WHAT IS ASKED:
Output every line exactly as written. Leave out pictures.

GIVEN INFORMATION:
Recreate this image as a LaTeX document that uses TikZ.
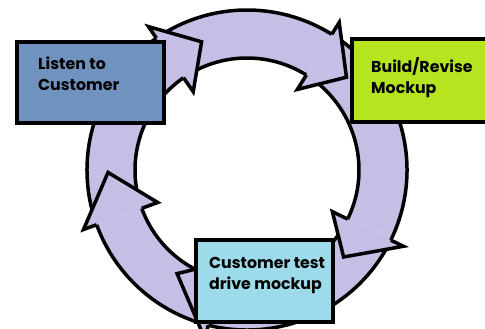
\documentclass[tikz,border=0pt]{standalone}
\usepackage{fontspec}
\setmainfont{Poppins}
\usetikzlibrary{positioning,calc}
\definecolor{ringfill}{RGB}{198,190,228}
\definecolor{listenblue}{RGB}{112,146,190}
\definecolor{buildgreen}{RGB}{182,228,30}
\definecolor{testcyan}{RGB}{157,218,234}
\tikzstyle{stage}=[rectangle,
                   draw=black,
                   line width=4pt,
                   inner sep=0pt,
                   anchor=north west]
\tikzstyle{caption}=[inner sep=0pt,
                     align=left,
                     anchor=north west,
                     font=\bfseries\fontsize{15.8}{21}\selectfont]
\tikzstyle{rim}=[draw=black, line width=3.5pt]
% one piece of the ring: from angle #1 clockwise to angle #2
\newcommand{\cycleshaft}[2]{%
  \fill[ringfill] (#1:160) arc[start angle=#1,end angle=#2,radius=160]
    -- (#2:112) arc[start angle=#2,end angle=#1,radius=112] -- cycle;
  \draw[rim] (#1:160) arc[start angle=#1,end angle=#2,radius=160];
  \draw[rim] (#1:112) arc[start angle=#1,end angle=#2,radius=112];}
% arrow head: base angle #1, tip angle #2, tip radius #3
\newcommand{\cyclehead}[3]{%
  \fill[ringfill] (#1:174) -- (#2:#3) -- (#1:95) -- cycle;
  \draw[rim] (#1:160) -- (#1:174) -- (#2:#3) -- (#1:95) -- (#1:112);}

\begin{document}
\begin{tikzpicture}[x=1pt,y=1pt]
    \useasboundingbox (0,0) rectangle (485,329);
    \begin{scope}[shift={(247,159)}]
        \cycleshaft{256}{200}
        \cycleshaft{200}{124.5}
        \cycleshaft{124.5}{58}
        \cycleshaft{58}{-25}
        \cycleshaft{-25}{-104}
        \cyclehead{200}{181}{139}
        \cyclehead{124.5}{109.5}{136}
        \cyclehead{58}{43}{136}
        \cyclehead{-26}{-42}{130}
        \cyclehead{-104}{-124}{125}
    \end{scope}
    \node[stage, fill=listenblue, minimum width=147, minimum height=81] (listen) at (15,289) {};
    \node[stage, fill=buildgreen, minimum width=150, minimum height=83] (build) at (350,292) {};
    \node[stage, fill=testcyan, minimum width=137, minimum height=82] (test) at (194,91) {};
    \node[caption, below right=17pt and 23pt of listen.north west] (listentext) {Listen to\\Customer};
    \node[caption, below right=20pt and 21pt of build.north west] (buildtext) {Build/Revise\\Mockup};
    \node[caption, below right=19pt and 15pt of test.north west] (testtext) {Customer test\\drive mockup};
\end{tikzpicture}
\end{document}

RESULT OF THE TASK:
Recreate this image as a LaTeX document that uses TikZ.
\documentclass[tikz,border=0pt]{standalone}
\usepackage{fontspec}
\setmainfont{Poppins}
\usetikzlibrary{positioning,calc}
\definecolor{ringfill}{RGB}{198,190,228}
\definecolor{listenblue}{RGB}{112,146,190}
\definecolor{buildgreen}{RGB}{182,228,30}
\definecolor{testcyan}{RGB}{157,218,234}
\tikzstyle{stage}=[rectangle,
                   draw=black,
                   line width=4pt,
                   inner sep=0pt,
                   anchor=north west]
\tikzstyle{caption}=[inner sep=0pt,
                     align=left,
                     anchor=north west,
                     font=\bfseries\fontsize{15.8}{21}\selectfont]
\tikzstyle{rim}=[draw=black, line width=3.5pt]
% one piece of the ring: from angle #1 clockwise to angle #2
\newcommand{\cycleshaft}[2]{%
  \fill[ringfill] (#1:160) arc[start angle=#1,end angle=#2,radius=160]
    -- (#2:112) arc[start angle=#2,end angle=#1,radius=112] -- cycle;
  \draw[rim] (#1:160) arc[start angle=#1,end angle=#2,radius=160];
  \draw[rim] (#1:112) arc[start angle=#1,end angle=#2,radius=112];}
% arrow head: base angle #1, tip angle #2, tip radius #3
\newcommand{\cyclehead}[3]{%
  \fill[ringfill] (#1:174) -- (#2:#3) -- (#1:95) -- cycle;
  \draw[rim] (#1:160) -- (#1:174) -- (#2:#3) -- (#1:95) -- (#1:112);}

\begin{document}
\begin{tikzpicture}[x=1pt,y=1pt]
    \useasboundingbox (0,0) rectangle (485,329);
    \begin{scope}[shift={(247,159)}]
        \cycleshaft{256}{200}
        \cycleshaft{200}{124.5}
        \cycleshaft{124.5}{58}
        \cycleshaft{58}{-25}
        \cycleshaft{-25}{-104}
        \cyclehead{200}{181}{139}
        \cyclehead{124.5}{109.5}{136}
        \cyclehead{58}{43}{136}
        \cyclehead{-26}{-42}{130}
        \cyclehead{-104}{-124}{125}
    \end{scope}
    \node[stage, fill=listenblue, minimum width=147, minimum height=81] (listen) at (15,289) {};
    \node[stage, fill=buildgreen, minimum width=150, minimum height=83] (build) at (350,292) {};
    \node[stage, fill=testcyan, minimum width=137, minimum height=82] (test) at (194,91) {};
    \node[caption, below right=17pt and 23pt of listen.north west] (listentext) {Listen to\\Customer};
    \node[caption, below right=20pt and 21pt of build.north west] (buildtext) {Build/Revise\\Mockup};
    \node[caption, below right=19pt and 15pt of test.north west] (testtext) {Customer test\\drive mockup};
\end{tikzpicture}
\end{document}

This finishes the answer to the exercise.